En utilisant la méthodologie élaborée par l’INSEE Rhône-Alpes en 1992 pour appréhender l’espace social lyonnais 247 , il est intéressant de remarquer que 10 des 16 quartiers du classement sont désignés comme accueillant des familles plutôt aisées et peu couverts par les prestations sociales : Helvétie, Saint-Pothin et Parc Tête-d’Or dans le 6ème, Bellecour, Charité-Carnot et Cordeliers-Jacobins dans le 2ème, Charcot-Saint-Irénée et Point du Jour dans le 5ème, Serin Lyon-Plage dans le 4ème et Saint-Rambert dans le 9ème. Ils regroupent 33% des lieux de résidence des gérants lyonnais (161/483) et 10,6% des lieux de résidence de l’agglomération (161/1 521).

Si nous commentons ces résultats à la lumière du recensement général au quart de 1990, ces quartiers prévalent par leurs taux de propriétaires, d’indépendants et de retraités (ex-indépendants) très supérieurs aux 54 autres quartiers-INSEE lyonnais. De surcroît, d’autres études explicitent les stratégies de localisation résidentielle d’une partie de l’élite locale dans un nombre restreint de ces secteurs-clés, déterminées par plusieurs facteurs comme le prestige des adresses, les représentations collectives ou encore les effets d’agrégation provoqués par les transmissions patrimoniales 248 .

Carte 7 – Les lieux de résidence des gérants lyonnais par arrondissement et par quartier

Quid dans ce contexte des autres quartiers-INSEE figurant dans le classement comme Terreaux-Tolozan, Part-Dieu, Préfecture, Vieux Lyon et Croix-Rousse Grande-Rue ? Bien que ne possédant pas les mêmes attributs socioéconomiques que les 10 autres, ils demeurent tout de même des endroits attractifs pour des catégories socioprofessionnelles intermédiaires et supérieures, dont le niveau de vie autorise investissement et mobilité dans des quartiers et des arrondissements sujets aux réhabilitations immobilières et à un processus d’embourgeoisement. L’impulsion d’une telle dynamique de transformation dans ces quartiers urbains permet de comprendre en fin de compte pourquoi les 3ème, 5ème et 4ème arrondissements sont en bonne place dans le classement des secteurs résidentiels privilégiés. En l’espace de quelques années, ils sont devenus socialement plus homogènes du fait de l’arrivée massive de ces populations, ayant entraîné une forte hausse des prix fonciers et immobiliers, une mutation de l’habitat et de l’appareil commercial, et ne bénéficiant guère à une population plus modeste contrainte à la mobilité.
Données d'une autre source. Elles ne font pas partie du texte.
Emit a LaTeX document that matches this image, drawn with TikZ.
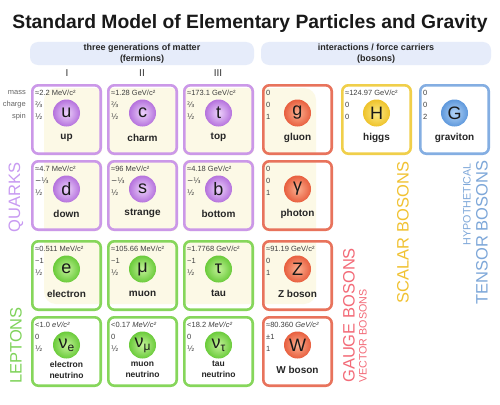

En définitive, ces 16 quartiers concentrent 53% des lieux de résidence des gérants de SCI lyonnais et 17% de ceux de l’ensemble des gérants du corpus.

Notes
247.

Cf. L’espace social lyonnais par quartier, Notes et documents de l’INSEE-Rhône-Alpes, n° 100, mai 1992. Cette étude menée conjointement par l’INSEE et la CAF de Lyon vise à mettre en relief la spécificité de chaque quartier-INSEE de la ville relativement à leur taux de bénéficiaires des prestations sociales. Si 14 prestations ont été retenues, la recherche à donné lieu au découpage de l’espace lyonnais selon 5 types de quartiers : « peu couverts par la CAF/familles plutôt aisées », « très concernés par l’ALS/peu de familles », « très concernés par l’ensemble des prestations/défavorisé », « bien couverts par l’ensemble des prestations/revenus modestes », « moyennement concernés par les prestations ».

248.

Cf. Yves GRAFMEYER, Quand le Tout-Lyon se compte. Lignées, alliances, territoires, Lyon, PUL/PPSH, « Transversales », 1992, p. 54 à 112.